**REQUIREMENT:** Reproduce each line from the first in the data through the line that contains "from matplotlib.lines import Line2D" exactly; give nothing else.

**INFORMATION PROVIDED:**
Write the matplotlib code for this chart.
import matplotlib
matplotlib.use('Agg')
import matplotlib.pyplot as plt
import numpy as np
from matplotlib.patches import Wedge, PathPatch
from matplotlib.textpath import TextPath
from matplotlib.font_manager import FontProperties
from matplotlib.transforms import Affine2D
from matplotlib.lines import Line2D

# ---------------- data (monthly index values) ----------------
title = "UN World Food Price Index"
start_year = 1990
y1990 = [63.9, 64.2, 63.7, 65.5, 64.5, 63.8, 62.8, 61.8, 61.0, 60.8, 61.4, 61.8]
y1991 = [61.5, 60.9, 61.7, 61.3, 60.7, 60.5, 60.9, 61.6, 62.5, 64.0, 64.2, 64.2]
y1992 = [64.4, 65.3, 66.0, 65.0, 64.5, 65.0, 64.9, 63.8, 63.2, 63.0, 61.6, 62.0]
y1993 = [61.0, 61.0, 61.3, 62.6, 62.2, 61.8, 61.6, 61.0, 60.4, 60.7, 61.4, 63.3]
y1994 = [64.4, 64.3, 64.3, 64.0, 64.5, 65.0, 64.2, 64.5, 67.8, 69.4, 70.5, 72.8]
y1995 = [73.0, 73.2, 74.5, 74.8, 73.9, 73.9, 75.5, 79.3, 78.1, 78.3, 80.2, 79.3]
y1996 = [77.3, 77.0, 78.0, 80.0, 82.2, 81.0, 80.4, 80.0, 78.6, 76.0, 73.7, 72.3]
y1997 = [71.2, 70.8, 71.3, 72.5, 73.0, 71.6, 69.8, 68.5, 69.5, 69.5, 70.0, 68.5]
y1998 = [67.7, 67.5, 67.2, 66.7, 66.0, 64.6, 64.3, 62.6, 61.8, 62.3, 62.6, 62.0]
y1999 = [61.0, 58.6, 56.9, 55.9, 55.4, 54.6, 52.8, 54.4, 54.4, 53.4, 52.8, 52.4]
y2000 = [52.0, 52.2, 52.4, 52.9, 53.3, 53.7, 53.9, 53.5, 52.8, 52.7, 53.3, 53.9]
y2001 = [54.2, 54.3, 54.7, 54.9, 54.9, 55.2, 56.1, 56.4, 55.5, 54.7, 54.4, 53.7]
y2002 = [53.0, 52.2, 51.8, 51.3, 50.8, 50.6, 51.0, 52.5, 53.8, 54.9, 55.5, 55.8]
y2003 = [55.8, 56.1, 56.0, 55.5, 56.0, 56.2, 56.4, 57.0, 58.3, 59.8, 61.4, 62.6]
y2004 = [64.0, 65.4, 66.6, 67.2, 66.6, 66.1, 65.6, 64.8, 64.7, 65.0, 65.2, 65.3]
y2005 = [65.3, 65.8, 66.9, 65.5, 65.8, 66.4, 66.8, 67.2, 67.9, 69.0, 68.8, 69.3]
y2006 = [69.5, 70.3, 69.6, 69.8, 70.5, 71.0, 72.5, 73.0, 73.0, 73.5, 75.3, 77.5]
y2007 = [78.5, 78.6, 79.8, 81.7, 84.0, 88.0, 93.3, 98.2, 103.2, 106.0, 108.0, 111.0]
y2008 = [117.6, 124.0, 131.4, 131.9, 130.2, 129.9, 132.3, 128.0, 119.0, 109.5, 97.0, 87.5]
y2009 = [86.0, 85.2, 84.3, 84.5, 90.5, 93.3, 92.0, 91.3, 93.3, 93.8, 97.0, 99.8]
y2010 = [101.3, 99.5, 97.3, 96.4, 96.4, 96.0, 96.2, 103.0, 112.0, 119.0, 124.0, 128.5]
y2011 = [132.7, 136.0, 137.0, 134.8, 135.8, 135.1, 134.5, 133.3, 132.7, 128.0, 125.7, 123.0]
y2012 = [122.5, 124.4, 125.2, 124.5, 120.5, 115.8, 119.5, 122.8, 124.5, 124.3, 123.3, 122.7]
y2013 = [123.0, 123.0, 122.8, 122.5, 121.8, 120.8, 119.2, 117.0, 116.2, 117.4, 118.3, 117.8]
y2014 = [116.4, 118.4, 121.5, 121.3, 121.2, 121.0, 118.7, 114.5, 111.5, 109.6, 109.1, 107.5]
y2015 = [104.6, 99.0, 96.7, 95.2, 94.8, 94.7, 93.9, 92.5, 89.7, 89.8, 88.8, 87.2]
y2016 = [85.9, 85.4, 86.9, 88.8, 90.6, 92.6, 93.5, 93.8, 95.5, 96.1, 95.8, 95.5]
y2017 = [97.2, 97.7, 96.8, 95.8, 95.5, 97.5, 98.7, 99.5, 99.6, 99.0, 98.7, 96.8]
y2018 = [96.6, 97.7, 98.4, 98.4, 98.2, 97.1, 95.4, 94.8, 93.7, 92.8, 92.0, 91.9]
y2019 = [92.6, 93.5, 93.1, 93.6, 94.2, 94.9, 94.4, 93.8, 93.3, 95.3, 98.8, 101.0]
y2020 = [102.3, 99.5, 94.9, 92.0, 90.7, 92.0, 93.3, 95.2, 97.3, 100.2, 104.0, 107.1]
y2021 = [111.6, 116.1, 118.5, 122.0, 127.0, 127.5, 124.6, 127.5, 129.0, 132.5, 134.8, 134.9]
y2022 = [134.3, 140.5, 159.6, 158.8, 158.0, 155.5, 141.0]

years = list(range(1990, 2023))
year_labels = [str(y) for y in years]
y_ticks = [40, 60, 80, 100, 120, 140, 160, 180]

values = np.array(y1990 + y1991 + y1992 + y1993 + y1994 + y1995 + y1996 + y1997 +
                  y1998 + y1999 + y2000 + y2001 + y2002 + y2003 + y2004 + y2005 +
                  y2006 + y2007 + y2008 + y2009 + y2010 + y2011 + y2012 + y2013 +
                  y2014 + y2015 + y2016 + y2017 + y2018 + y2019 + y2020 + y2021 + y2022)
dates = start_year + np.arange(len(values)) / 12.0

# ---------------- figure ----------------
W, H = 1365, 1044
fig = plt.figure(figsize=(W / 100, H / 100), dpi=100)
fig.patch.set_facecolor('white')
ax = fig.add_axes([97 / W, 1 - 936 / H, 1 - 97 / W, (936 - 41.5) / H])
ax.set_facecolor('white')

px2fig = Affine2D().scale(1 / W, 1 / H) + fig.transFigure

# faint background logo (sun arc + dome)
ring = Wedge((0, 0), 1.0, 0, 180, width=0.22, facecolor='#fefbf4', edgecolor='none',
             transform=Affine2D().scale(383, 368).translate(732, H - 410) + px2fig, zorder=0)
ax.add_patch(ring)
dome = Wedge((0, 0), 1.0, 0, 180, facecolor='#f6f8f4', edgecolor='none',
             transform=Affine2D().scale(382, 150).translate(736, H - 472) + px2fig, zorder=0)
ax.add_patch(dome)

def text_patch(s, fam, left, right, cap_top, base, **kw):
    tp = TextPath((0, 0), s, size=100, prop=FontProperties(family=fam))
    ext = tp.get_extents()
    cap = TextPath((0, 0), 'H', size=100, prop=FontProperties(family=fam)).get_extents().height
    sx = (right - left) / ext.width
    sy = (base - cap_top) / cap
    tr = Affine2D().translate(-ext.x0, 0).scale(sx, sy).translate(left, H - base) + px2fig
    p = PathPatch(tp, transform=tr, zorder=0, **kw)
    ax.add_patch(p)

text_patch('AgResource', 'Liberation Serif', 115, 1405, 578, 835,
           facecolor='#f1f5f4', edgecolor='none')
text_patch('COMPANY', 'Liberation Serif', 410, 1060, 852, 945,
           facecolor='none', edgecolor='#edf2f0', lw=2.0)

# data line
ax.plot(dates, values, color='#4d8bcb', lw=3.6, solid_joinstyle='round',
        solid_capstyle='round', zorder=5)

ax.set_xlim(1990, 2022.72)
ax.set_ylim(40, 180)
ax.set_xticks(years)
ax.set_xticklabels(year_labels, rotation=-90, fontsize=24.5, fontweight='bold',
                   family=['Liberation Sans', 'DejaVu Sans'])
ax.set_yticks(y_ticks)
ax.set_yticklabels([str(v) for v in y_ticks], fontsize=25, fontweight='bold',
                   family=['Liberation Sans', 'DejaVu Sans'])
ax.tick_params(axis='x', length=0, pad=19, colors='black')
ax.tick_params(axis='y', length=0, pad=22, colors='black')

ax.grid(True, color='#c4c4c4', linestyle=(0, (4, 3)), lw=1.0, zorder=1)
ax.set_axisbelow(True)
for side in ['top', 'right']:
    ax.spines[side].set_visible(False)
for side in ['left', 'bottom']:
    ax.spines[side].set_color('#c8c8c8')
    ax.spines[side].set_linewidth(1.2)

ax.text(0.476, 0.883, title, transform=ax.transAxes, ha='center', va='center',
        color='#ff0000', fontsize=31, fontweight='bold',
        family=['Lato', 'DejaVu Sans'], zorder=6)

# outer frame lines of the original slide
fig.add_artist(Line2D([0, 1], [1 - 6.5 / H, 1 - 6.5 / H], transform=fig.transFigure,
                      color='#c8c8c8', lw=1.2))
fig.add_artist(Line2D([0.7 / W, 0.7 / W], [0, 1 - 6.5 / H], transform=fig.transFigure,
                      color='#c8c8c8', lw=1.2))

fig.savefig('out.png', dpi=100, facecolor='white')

**COMPLETE OUTPUT:**
Write the matplotlib code for this chart.
import matplotlib
matplotlib.use('Agg')
import matplotlib.pyplot as plt
import numpy as np
from matplotlib.patches import Wedge, PathPatch
from matplotlib.textpath import TextPath
from matplotlib.font_manager import FontProperties
from matplotlib.transforms import Affine2D
from matplotlib.lines import Line2D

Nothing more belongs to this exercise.